The authors present a novel framework for synthesizing diverse 3D PSFs with diffractive processors, expanding the capabilities of optical information processing beyond existing limitations.

Findings

Demonstrated synthesis of arbitrary 3D PSFs within the diffraction limit

Enabled snapshot 3D multispectral imaging without spectral filters

Provided numerical analysis of PSF engineering capabilities

Abstract

Point spread function (PSF) engineering has been pivotal in the remarkable progress made in high-resolution imaging in the last decades. However, the diversity in PSF structures attainable through existing engineering methods is limited. Here, we report universal PSF engineering, demonstrating a method to synthesize an arbitrary set of spatially varying 3D PSFs between the input and output volumes of a spatially incoherent diffractive processor composed of cascaded transmissive surfaces.

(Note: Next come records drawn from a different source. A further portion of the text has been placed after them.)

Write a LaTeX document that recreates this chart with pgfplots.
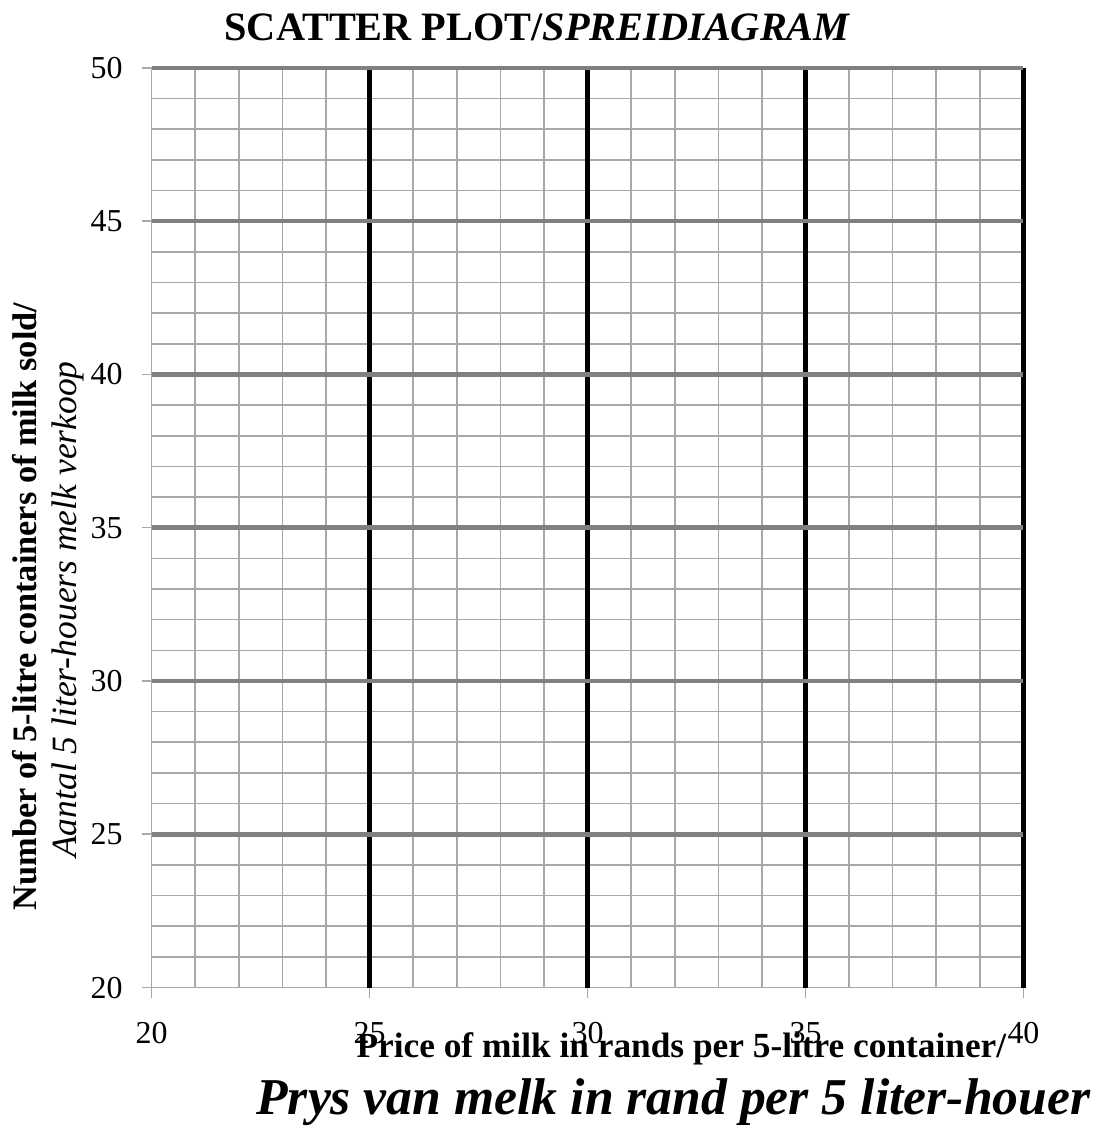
\documentclass[border=0pt]{standalone}
\usepackage{fontspec}
\setmainfont{Liberation Serif}
\usepackage{pgfplots}
\pgfplotsset{compat=1.18}
\definecolor{majgray}{HTML}{808080}
\definecolor{mingray}{HTML}{A8A8A8}
\begin{document}
\begin{tikzpicture}
\begin{axis}[
  scale only axis,
  width=437pt, height=461pt,
  xmin=20, xmax=40, ymin=20, ymax=50,
  axis lines*=left,
  axis line style={mingray, line width=0.8pt},
  xtick={20,25,...,40}, ytick={20,25,...,50},
  minor x tick num=4, minor y tick num=4,
  xminorgrids, yminorgrids,
  minor grid style={mingray, line width=0.8pt},
  minor tick length=0pt,
  major tick length=5pt,
  tick align=outside,
  tick style={mingray, line width=0.8pt},
  extra x ticks={25,30,35,40},
  extra x tick labels={},
  extra x tick style={grid=major, major grid style={black, line width=2.7pt}, major tick length=0pt},
  extra y ticks={25,30,...,50},
  extra y tick labels={},
  extra y tick style={grid=major, major grid style={majgray, line width=2.3pt}, major tick length=0pt},
  /pgf/number format/assume math mode=true,
  ticklabel style={font=\fontsize{16}{18}\selectfont},
  yticklabel shift=6pt,
  xticklabel shift=9pt,
  clip=false,
]
\node[anchor=base, font=\fontsize{20.2}{24}\selectfont\bfseries] at (rel axis cs:0.4428,1.0293) {SCATTER PLOT/\textit{SPREIDIAGRAM}};
\node[anchor=base, font=\fontsize{17.7}{20}\selectfont\bfseries] at (rel axis cs:0.6076,-0.0759) {Price of milk in rands per 5-litre container/};
\node[anchor=base, font=\fontsize{25.9}{29}\selectfont\bfseries\itshape] at (rel axis cs:0.5984,-0.1377) {Prys van melk in rand per 5 liter-houer};
\node[anchor=base, rotate=90, font=\fontsize{17.2}{20}\selectfont\bfseries] at (rel axis cs:-0.1316,0.4143) {Number of 5-litre containers of milk sold/};
\node[anchor=base, rotate=90, font=\fontsize{17.8}{20}\selectfont\itshape] at (rel axis cs:-0.0858,0.411) {Aantal 5 liter-houers melk verkoop};
\end{axis}
\path[use as bounding box] (-76pt,-71pt) rectangle (475.5pt,495pt);
\end{tikzpicture}
\end{document}
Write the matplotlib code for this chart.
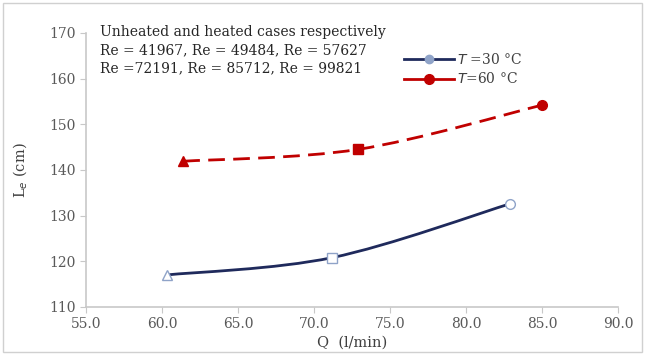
import matplotlib.pyplot as plt
import numpy as np
from matplotlib.path import Path
from matplotlib.patches import PathPatch, Rectangle
from matplotlib.lines import Line2D

# data
q_30 = [60.3, 71.2, 82.9]
le_30 = [117.0, 120.8, 132.6]
q_60 = [61.4, 72.9, 85.0]
le_60 = [141.9, 144.5, 154.2]
point_markers = ["^", "s", "o"]
x_ticks = [55.0, 60.0, 65.0, 70.0, 75.0, 80.0, 85.0, 90.0]
y_ticks = [110, 120, 130, 140, 150, 160, 170]
note_lines = [
    "Unheated and heated cases respectively",
    "Re = 41967, Re = 49484, Re = 57627",
    "Re =72191, Re = 85712, Re = 99821",
]

BLUE = "#1f2a5c"
BLUE_MK = "#8fa3c8"
RED = "#c00000"
SERIF = "DejaVu Serif"
GRAY = "#595959"


def smooth_path(xs, ys):
    # Excel-like smoothed line: Catmull-Rom turned into cubic Bezier segments
    pts = np.column_stack([xs, ys])
    verts = [tuple(pts[0])]
    codes = [Path.MOVETO]
    n = len(pts)
    for i in range(n - 1):
        p0 = pts[i - 1] if i > 0 else pts[i]
        p1 = pts[i]
        p2 = pts[i + 1]
        p3 = pts[i + 2] if i + 2 < n else pts[i + 1]
        c1 = p1 + (p2 - p0) / 6.0
        c2 = p2 - (p3 - p1) / 6.0
        verts += [tuple(c1), tuple(c2), tuple(p2)]
        codes += [Path.CURVE4] * 3
    return Path(verts, codes)


fig = plt.figure(figsize=(6.46, 3.54), dpi=100)
ax = fig.add_axes([0.133, 0.133, 0.824, 0.774])

fig.patches.append(Rectangle((0.004, 0.006), 0.99, 0.985, transform=fig.transFigure,
                             fill=False, edgecolor="#d0d0d0", linewidth=1.0))

ax.add_patch(PathPatch(smooth_path(q_30, le_30), facecolor="none",
                       edgecolor=BLUE, linewidth=2.0, zorder=2))
ax.add_patch(PathPatch(smooth_path(q_60, le_60), facecolor="none",
                       edgecolor=RED, linewidth=2.0, linestyle=(0, (6, 3)), zorder=2))

for x, y, m in zip(q_30, le_30, point_markers):
    ax.plot(x, y, marker=m, markersize=7, markerfacecolor="white",
            markeredgecolor=BLUE_MK, markeredgewidth=1.0, zorder=3)
for x, y, m in zip(q_60, le_60, point_markers):
    ax.plot(x, y, marker=m, markersize=7, markerfacecolor=RED,
            markeredgecolor=RED, zorder=3)

ax.set_xlim(55, 90)
ax.set_ylim(110, 170)
ax.set_xticks(x_ticks)
ax.set_xticklabels([f"{v:.1f}" for v in x_ticks])
ax.set_yticks(y_ticks)
ax.tick_params(axis="both", direction="out", length=4, width=0.8, color="#c8c8c8",
               labelcolor=GRAY, labelsize=10)
for lab in ax.get_xticklabels() + ax.get_yticklabels():
    lab.set_family(SERIF)

for side in ["top", "right"]:
    ax.spines[side].set_visible(False)
for side in ["left", "bottom"]:
    ax.spines[side].set_color("#c8c8c8")
    ax.spines[side].set_linewidth(1.2)

ax.set_xlabel("Q  (l/min)", family=SERIF, fontsize=10.5, color="#404040", labelpad=3)
ax.set_ylabel("L$_e$ (cm)", family=SERIF, fontsize=10.5, color="#404040", labelpad=14)

ax.text(0.027, 1.03, "\n".join(note_lines), transform=ax.transAxes, va="top", ha="left",
        family=SERIF, fontsize=10, color="#262626", linespacing=1.38)

handles = [
    Line2D([], [], color=BLUE, linewidth=2.0, marker="o", markersize=6,
           markerfacecolor=BLUE_MK, markeredgecolor=BLUE_MK),
    Line2D([], [], color=RED, linewidth=2.0, marker="o", markersize=7,
           markerfacecolor=RED, markeredgecolor=RED),
]
labels = ["$T$ =30 °C", "$T$=60 °C"]
leg = ax.legend(handles, labels, loc="upper left", bbox_to_anchor=(0.575, 0.975),
                frameon=False, handlelength=3.6, handletextpad=0.2, labelspacing=0.3,
                prop={"family": SERIF, "size": 10})
for t in leg.get_texts():
    t.set_color("#404040")

fig.savefig("out.png", dpi=100)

We rigorously analyze the PSF engineering capabilities of such diffractive processors within the diffraction limit of light and provide numerical demonstrations of unique imaging capabilities, such as snapshot 3D multispectral imaging without involving any spectral filters, axial scanning or digital reconstruction steps, which is enabled by the spatial and spectral engineering of 3D PSFs. Our framework and analysis would be important for future advancements in computational imaging, sensing and diffractive processing of 3D optical information.